▶ **Record excerpts**:
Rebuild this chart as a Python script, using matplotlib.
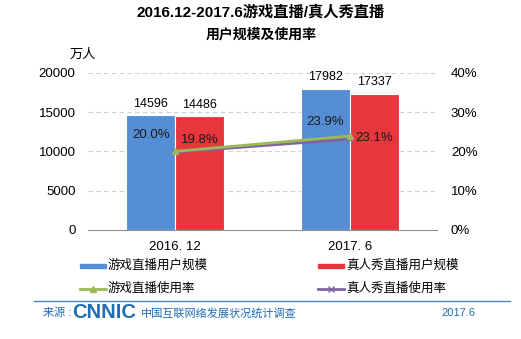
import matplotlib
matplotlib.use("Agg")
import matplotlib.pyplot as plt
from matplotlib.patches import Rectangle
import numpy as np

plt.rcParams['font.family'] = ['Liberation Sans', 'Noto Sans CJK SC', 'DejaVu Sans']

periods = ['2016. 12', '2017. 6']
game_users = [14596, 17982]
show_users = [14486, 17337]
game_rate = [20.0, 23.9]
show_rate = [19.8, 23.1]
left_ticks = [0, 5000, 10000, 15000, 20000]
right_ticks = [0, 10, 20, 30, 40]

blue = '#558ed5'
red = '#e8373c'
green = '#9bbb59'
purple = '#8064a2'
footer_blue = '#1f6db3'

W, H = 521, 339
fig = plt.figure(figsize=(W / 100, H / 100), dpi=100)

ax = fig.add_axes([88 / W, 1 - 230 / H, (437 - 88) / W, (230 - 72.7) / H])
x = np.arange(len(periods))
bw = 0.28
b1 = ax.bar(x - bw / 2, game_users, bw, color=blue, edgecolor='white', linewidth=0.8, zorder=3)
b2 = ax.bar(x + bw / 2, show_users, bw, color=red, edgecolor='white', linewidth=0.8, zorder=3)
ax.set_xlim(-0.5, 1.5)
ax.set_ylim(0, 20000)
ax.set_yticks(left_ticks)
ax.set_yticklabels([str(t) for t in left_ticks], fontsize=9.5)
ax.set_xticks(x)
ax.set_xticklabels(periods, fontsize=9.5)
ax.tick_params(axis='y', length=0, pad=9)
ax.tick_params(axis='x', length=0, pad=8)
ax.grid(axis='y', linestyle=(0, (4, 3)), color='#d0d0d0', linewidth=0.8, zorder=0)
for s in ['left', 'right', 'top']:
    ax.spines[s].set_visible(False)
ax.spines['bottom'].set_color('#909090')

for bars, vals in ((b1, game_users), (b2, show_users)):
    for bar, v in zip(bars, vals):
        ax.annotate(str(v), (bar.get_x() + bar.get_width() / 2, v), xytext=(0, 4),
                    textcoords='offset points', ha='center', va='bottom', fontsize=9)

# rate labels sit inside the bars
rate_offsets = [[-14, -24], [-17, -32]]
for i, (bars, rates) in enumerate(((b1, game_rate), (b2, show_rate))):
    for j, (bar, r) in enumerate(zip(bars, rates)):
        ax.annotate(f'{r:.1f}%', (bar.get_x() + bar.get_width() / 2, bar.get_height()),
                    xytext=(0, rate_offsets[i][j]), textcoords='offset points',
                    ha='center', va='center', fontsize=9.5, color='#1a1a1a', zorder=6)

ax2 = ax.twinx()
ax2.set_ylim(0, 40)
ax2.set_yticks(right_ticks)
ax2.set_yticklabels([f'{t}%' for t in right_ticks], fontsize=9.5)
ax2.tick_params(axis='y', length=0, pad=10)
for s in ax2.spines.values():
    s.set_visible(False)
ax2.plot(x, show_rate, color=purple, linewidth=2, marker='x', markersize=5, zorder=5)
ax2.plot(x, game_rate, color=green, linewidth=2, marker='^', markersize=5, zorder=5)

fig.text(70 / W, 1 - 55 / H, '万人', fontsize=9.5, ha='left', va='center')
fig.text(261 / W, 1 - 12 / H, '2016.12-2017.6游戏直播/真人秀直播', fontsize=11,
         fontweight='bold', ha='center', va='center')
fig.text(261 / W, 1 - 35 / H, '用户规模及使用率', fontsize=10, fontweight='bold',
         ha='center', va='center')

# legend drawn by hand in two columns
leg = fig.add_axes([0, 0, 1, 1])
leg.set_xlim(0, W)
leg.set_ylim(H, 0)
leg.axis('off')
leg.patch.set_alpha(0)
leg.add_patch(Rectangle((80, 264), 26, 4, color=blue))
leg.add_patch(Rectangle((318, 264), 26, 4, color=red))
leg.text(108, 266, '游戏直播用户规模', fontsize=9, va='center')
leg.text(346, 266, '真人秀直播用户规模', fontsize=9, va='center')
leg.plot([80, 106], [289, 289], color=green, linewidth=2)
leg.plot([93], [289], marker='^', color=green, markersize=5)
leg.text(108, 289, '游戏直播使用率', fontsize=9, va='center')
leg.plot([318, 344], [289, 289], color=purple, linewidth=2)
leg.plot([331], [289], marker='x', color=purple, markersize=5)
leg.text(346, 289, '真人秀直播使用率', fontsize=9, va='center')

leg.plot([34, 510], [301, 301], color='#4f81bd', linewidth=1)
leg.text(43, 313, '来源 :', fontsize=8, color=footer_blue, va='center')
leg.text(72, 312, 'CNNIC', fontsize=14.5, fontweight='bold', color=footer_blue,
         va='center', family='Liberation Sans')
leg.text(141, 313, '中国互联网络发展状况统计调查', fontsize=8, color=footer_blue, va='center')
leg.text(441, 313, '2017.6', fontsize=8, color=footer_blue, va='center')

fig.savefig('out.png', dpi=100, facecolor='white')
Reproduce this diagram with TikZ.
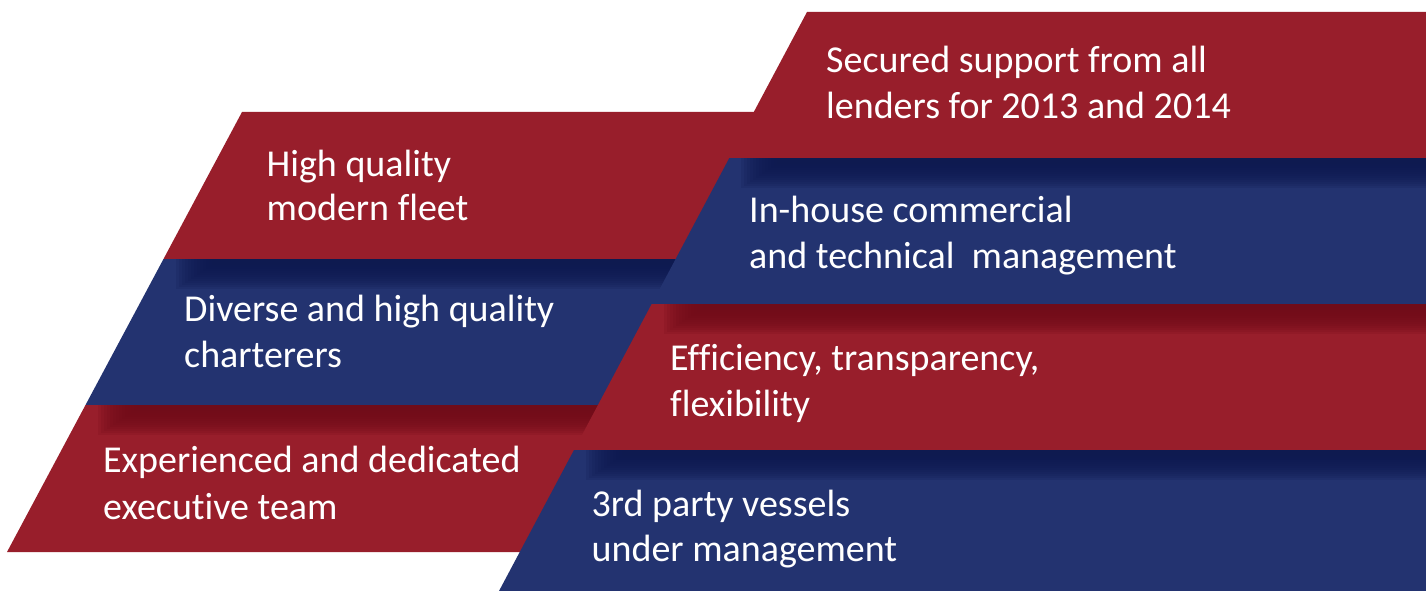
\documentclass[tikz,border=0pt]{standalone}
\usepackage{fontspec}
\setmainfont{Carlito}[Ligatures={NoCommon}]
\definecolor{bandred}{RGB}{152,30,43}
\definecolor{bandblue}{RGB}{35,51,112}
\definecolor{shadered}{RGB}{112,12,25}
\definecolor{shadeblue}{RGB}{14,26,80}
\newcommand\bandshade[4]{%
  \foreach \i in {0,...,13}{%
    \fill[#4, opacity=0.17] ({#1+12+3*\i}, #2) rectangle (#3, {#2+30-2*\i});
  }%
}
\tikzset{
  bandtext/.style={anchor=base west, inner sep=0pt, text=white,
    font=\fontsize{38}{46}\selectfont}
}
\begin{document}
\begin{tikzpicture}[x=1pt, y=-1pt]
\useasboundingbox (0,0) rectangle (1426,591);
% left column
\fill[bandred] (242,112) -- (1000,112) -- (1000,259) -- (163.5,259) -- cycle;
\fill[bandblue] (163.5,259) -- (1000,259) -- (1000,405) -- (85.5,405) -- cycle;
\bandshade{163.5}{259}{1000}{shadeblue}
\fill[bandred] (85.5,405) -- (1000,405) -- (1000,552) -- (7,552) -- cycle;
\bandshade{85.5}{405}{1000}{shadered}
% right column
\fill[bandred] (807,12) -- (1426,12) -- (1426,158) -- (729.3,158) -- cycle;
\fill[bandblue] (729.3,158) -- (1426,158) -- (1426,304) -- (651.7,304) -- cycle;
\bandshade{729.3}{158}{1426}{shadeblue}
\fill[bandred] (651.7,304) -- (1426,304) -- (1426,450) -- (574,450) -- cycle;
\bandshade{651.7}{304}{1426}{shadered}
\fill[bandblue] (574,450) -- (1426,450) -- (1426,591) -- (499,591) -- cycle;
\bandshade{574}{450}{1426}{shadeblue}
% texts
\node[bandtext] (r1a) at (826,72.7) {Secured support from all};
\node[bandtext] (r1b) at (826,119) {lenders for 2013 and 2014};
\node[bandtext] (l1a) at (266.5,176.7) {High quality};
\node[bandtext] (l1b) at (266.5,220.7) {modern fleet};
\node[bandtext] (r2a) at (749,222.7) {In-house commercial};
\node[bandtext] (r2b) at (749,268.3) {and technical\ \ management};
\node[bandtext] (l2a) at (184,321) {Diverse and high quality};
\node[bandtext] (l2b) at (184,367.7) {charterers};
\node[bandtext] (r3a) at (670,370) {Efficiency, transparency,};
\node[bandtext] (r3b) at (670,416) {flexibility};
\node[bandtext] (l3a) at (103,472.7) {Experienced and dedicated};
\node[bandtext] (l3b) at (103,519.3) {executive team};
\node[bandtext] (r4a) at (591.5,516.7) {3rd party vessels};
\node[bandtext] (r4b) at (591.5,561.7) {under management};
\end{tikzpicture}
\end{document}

▶ **Short problem**: Up to and including the line that contains "plt.rcParams['font.family'] = ['Liberation", print the records above exactly from their first line, without any pictures.

▶ **The result**:
Rebuild this chart as a Python script, using matplotlib.
import matplotlib
matplotlib.use("Agg")
import matplotlib.pyplot as plt
from matplotlib.patches import Rectangle
import numpy as np

plt.rcParams['font.family'] = ['Liberation Sans', 'Noto Sans CJK SC', 'DejaVu Sans']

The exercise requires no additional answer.